If you're like me, you expected your sophomore summer to be the most enjoyable term of your academic career. Take a typical term, remove the stress and add tons of sunshine, trips to the river, pong, tails and formals and the glorious result is sophomore summer.
This is supposed to be "the best summer of my life," according to the gushing accounts of upperclassmen. But the stress and over-scheduling that sophomore summer was supposed to transcend have managed to take over this term as well.
We may have a lot of social events, but now everyone's social calendars have been booked to the point where socializing has become another source of stress. If I actually went to every activity my house schedules, I would get absolutely no sleep instead of very little. It appears that during 09X, many students have replaced their soul-crushingly booked academic and extra-curricular schedules with overpacked social lives.
And as much as we'd like to think summer is no time for academics, that just hasn't been the case. We still have papers, midterms, projects and due dates. Possibly the worst part about it is that professors actually expect us to be motivated enough to put in all the time and effort these assignments actually require.
Meagan Tibbo '11 said that she was "expecting a breeze" coming into summer term.
A varsity soccer player, she thought not having daily practices would free up her time for a more active social life. But with bio 45, bio 14 and French 10 on her plate (a hefty course-load for any term) and a part-time internship at DHMC, Tibbo's social life has taken a backseat to the work she needs to get done.
"If you call a social life hanging out once every two weeks, then maybe I have one," she mused.
While I'd like to be doing fun things outside all the time like I'm "supposed to," the unanticipated obstacles of daily life continually get in my way.
Sophomore summer has turned out to be just a typical term, but with exponentially higher and more unrealistic social expectations, significantly more rain, just as much studying (or rather, not studying and failing) and tons of annoying adolescents milling about and claiming the campus as their own. Why didn't the upperclassmen ever mention these all-too-common and all-too-annoying facets of sophomore summer?
At first, I figured that this summer must be an aberration compared to the previous ones that got such rave reviews. Maybe during this year and this year alone due to some unfortunate cosmic catastrophe classes got harder, the weather got worse and dozens of new camps sprung up. Why else would this summer be so different from all the ones we had heard about? The upperclassmen wouldn't flat-out lie to uswould they?
Let's be honest: The world isn't as rosy as we'd like it to be. Rain falls and sometimes it even pours (just look outside any given day of the week). Classes are just as hard as they've always been. Annoying high-schoolers exist (we used to be them, remember?). And yes, those older role models whose word you have always taken as gospel, whom you have always looked up to, who are so mature, beautiful, flawless and wise they lied to you!
I know, I know, it hurts. But don't act so surprised, because we all lie.

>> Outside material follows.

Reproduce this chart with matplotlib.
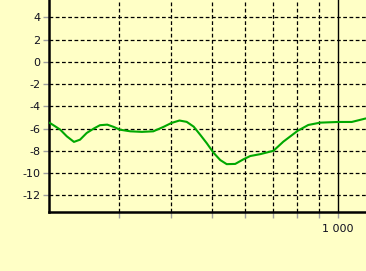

Last weekend I overheard a group of Psi U brothers telling some '12s that pledge term was the best term of their lives.
My conversations with said Psi Us or brothers of any other house, for that matter were not so sunny when they were actually in the middle of pledge term.
In fact, I remember many a long and bitter Blitz complaining about the time that went into pledge term.
Have these boys forgotten what their pledge term was really like in their months of "bro-hood" since then? I think not. Just as frat brothers can perpetuate disgusting "pledge bonding" activities during the fall and still sleep at night, these relatively new members are able to look prospective rushees right in the eyes and tell them that those three months of hell were "the best in their lives." Hey, if they went through it, it's only fair that everyone has to.
The same logic applies to sophomore summer. If this is truly the best summer of your life, then you've probably had some pretty mediocre summers. But you'll still tell the '12s that it was amazing. After all, fair is fair.